Question about the relationship between latent in model and guide in VAE example

citycoder · August 13, 2022, 1:53am

What tutorial are you running?
I am working on the VAE example.
What version of Pyro are you using?
I use Pyro 1.8.0
Please link or paste relevant code, and steps to reproduce.

I am trying to visualize the prior p(z) in model. I added

            plt.figure()
            plt.hist(z.detach().cpu().numpy().flatten(),bins=100)
            plt.show()

right after z = pyro.sample("latent", dist.Normal(z_loc, z_scale).to_event(1)) . It looks like a standard gaussian distribution, which makes sense to me.

I then updated the guide by multiple z_loc and z_scale with 100 as follows:

    def guide(self, x):
        # register PyTorch module `encoder` with Pyro
        pyro.module("encoder", self.encoder)
        with pyro.plate("data", x.shape[0]):
            # use the encoder to get the parameters used to define q(z|x)
            z_loc, z_scale = self.encoder.forward(x)
            z_loc =z_loc*100
            z_scale =z_scale*100
            # sample the latent code z
            pyro.sample("latent", dist.Normal(z_loc, z_scale).to_event(1))

After this modification, the distribution of p(z) is no longer a standard normal distribution.
I think p(z) in the model as a prior will always be a standard normal distribution. Can anyone explain why the update in the guide alters the prior p(z)?

Thank you!

martinjankowiak · August 15, 2022, 12:52pm

the guide is a parameterization of an approximation of the posterior distribution, which takes the data in account and is different from the prior. see e.g. this intro tutorial

citycoder · August 15, 2022, 1:11pm

Thank you! I understand the difference. My plot is inside the model function:

    def model(self, x):
        # register PyTorch module `decoder` with Pyro
        pyro.module("decoder", self.decoder)
        with pyro.plate("data", x.shape[0]):
            # setup hyperparameters for prior p(z)
            z_loc = torch.zeros(x.shape[0], self.z_dim, dtype=x.dtype, device=x.device)
            z_scale = torch.ones(x.shape[0], self.z_dim, dtype=x.dtype, device=x.device)
            # sample from prior (value will be sampled by guide when computing the ELBO)
            z = pyro.sample("latent", dist.Normal(z_loc, z_scale).to_event(1))
            plt.figure()
            plt.hist(z.detach().cpu().numpy().flatten(),bins=100)
            plt.show()
            print('model z ',z.min(),z.max())
            # decode the latent code z
            loc_img = self.decoder.forward(z)
            # score against actual images (with relaxed Bernoulli values)
            pyro.sample(
                "obs",
                dist.Bernoulli(loc_img, validate_args=False).to_event(1),
                obs=x.reshape(-1, 784),
            )
            # return the loc so we can visualize it later
            return loc_img

I assume this code samples z from dist.Normal(z_loc, z_scale) . Why does a change in the guide function have an impact here?

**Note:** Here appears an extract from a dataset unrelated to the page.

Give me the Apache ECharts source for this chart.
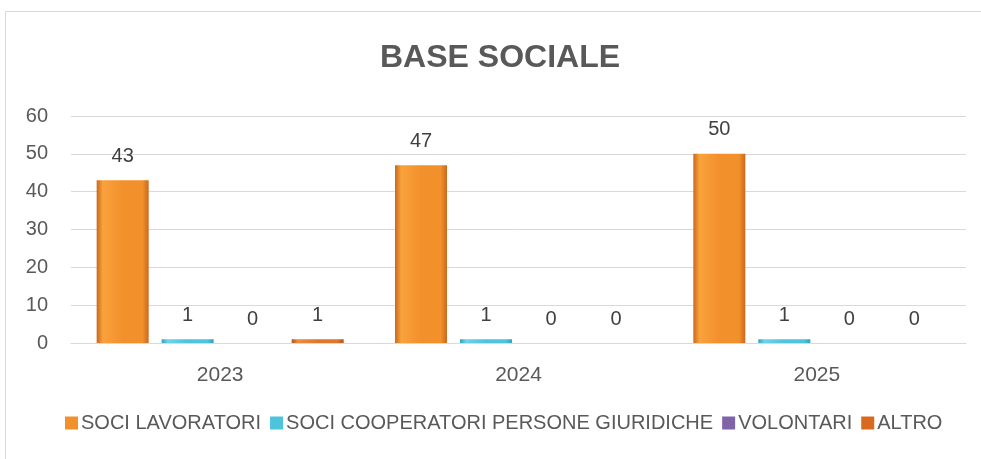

martinjankowiak · August 15, 2022, 1:27pm

i have no idea where model is being called and so i can’t judge what it’s doing. if it’s being called from SVI then model sample calls are replayed from the guide

citycoder · August 15, 2022, 3:11pm

Thank you! Yes, it is being called from SVI.

then model sample calls are replayed from the guide

Does it mean the sample z in the model is produced by the guide (i.e. q(z|x)) instead of sampling from dist.Normal(z_loc, z_scale)?

martinjankowiak · August 15, 2022, 3:31pm

yes, the ELBO is computed as an expectation w.r.t. the guide, see e.g. here

citycoder · August 15, 2022, 3:43pm

Thank you! I forgot it is the expectation w.r.t the guide. It is totally clear now!